#### ENTRIES SUPPLIED:
****************************************

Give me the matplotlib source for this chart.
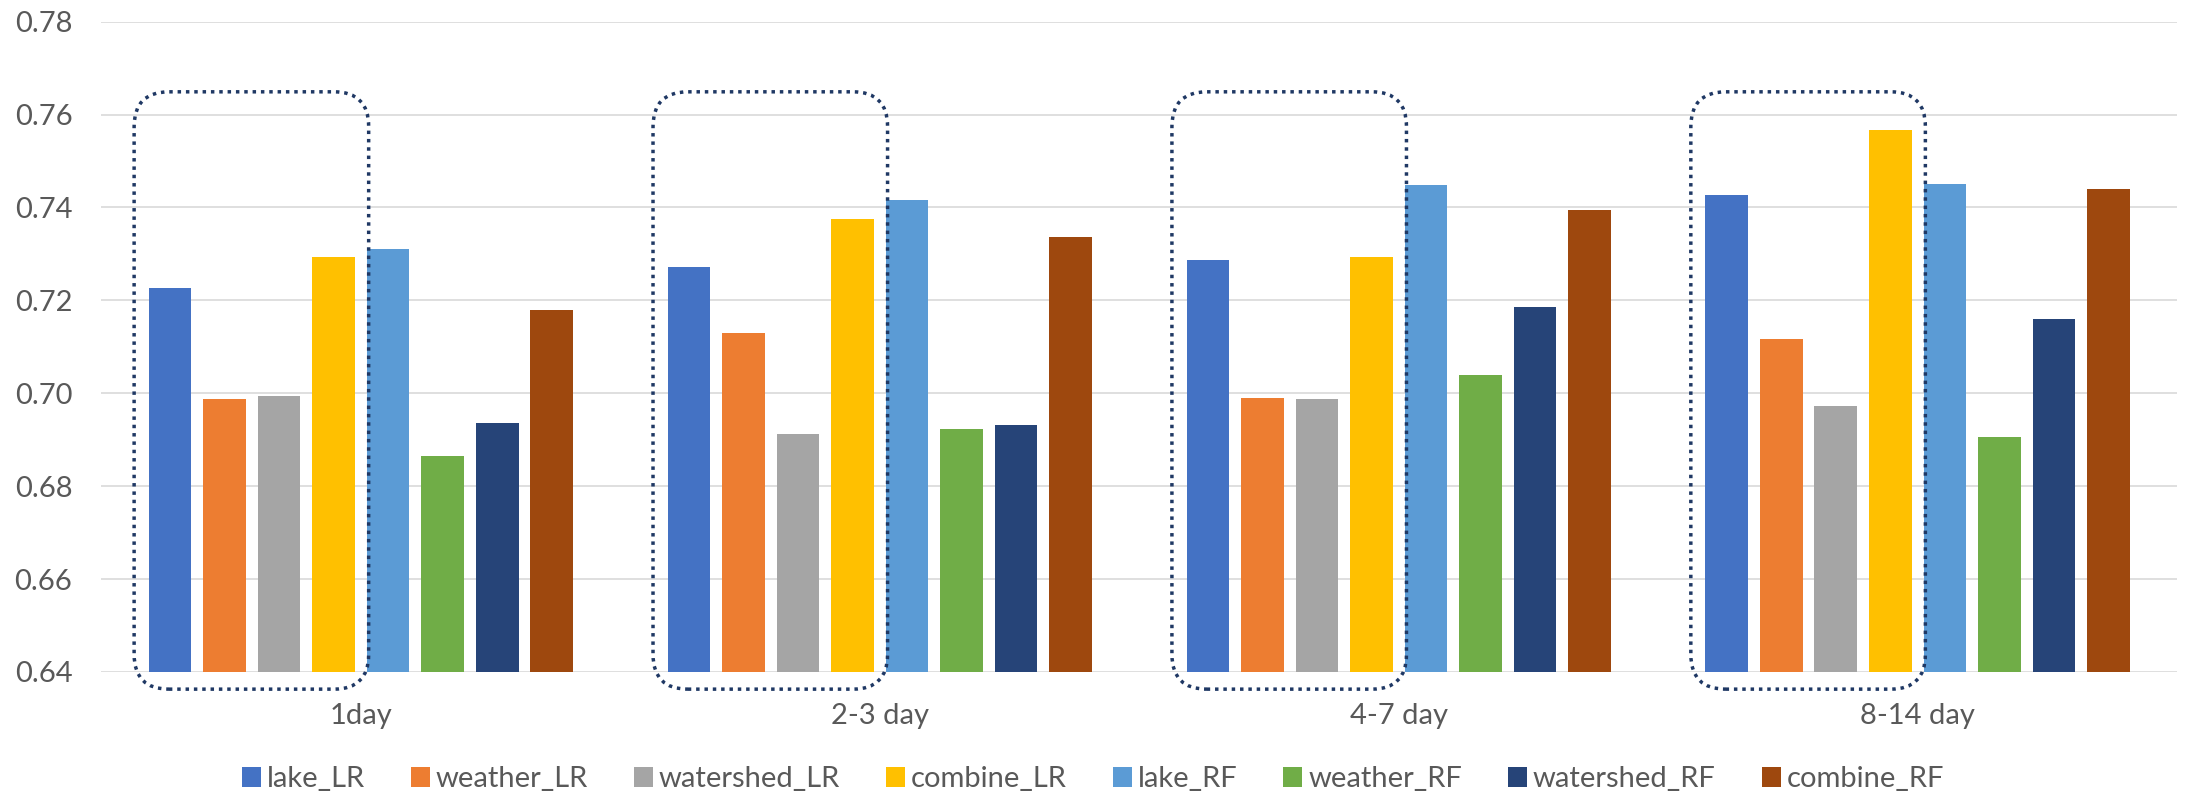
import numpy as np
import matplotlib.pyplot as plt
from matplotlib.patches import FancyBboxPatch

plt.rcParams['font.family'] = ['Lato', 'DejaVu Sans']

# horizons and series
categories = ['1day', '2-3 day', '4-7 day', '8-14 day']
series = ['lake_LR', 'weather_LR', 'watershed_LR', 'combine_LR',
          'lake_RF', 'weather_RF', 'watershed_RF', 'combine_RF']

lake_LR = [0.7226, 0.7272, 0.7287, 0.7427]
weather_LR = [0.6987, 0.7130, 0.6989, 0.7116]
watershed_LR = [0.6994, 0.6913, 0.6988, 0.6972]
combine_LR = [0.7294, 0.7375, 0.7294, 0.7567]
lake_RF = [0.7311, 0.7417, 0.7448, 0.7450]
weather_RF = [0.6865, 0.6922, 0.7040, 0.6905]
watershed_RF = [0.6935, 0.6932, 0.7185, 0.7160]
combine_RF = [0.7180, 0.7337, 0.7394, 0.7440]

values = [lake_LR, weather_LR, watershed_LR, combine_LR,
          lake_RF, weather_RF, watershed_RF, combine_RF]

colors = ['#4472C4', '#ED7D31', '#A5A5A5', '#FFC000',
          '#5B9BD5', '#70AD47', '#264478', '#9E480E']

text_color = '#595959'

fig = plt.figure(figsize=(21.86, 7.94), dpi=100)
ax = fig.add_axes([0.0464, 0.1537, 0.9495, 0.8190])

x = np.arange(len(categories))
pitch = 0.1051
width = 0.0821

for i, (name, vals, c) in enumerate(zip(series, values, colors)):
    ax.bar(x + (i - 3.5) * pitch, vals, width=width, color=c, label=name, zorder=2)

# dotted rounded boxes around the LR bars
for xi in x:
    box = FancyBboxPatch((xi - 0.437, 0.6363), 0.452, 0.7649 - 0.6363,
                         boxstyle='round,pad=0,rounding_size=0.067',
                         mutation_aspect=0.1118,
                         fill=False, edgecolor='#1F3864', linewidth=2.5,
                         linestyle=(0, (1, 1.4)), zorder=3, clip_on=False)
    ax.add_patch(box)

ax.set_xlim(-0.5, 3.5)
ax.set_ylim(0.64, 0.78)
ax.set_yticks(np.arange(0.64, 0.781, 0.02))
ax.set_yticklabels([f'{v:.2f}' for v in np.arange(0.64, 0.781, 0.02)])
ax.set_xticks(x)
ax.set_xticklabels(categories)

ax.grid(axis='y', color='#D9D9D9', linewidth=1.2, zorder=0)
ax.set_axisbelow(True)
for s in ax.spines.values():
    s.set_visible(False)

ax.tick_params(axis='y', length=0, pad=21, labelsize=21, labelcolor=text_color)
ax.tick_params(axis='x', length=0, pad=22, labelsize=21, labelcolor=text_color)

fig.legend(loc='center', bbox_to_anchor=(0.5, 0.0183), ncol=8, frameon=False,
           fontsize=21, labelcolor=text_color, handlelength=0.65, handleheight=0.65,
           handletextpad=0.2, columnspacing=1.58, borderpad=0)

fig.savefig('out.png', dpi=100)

****************************************

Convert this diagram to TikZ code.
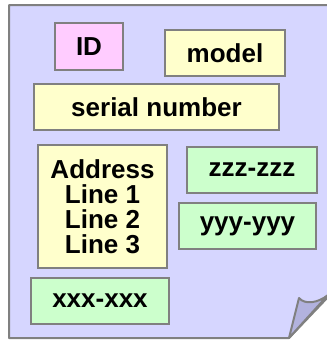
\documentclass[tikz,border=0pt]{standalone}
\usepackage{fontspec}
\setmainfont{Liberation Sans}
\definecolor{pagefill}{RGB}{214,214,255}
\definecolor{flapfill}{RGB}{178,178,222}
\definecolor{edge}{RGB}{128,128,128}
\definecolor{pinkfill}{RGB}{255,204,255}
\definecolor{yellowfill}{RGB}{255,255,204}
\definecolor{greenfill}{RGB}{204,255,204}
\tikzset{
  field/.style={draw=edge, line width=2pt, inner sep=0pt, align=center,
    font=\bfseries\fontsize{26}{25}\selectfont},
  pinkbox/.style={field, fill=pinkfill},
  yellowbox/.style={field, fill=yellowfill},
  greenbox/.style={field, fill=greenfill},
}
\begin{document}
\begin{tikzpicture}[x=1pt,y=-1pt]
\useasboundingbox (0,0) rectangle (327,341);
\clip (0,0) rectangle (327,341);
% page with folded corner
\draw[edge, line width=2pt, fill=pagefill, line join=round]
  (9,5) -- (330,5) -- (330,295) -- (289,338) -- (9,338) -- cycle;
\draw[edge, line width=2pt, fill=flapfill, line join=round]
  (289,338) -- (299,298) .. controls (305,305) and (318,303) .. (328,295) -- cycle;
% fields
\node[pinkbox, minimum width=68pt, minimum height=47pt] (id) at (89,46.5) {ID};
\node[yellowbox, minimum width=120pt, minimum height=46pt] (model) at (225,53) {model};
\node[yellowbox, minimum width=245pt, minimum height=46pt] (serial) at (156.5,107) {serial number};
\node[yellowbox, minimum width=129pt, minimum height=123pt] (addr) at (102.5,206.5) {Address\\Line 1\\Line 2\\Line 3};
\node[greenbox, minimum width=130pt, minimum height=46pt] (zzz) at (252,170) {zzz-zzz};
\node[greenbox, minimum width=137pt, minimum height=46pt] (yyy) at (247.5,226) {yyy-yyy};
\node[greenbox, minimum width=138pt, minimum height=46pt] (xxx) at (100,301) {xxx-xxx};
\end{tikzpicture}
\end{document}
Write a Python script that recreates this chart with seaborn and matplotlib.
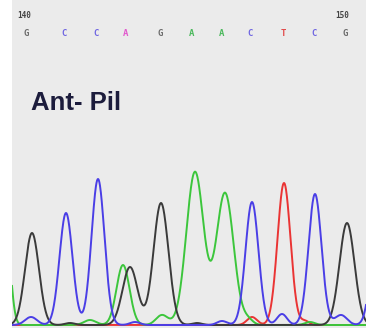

****************************************

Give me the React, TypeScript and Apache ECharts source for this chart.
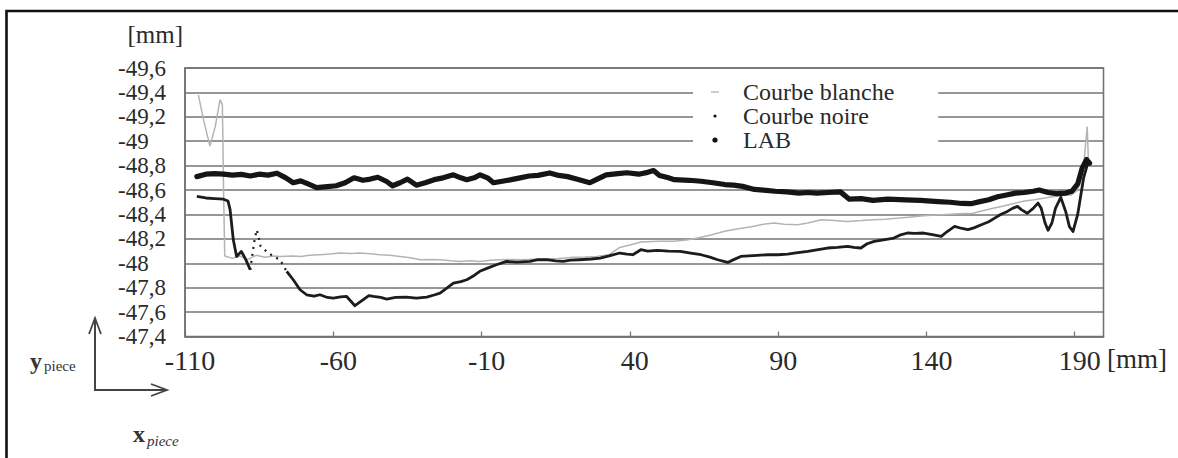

****************************************

#### SHORT PROBLEM:
Looking at the material above, count the lines containing the string "this" and reply with the count alone.

#### THE COMPLETED TASK:
4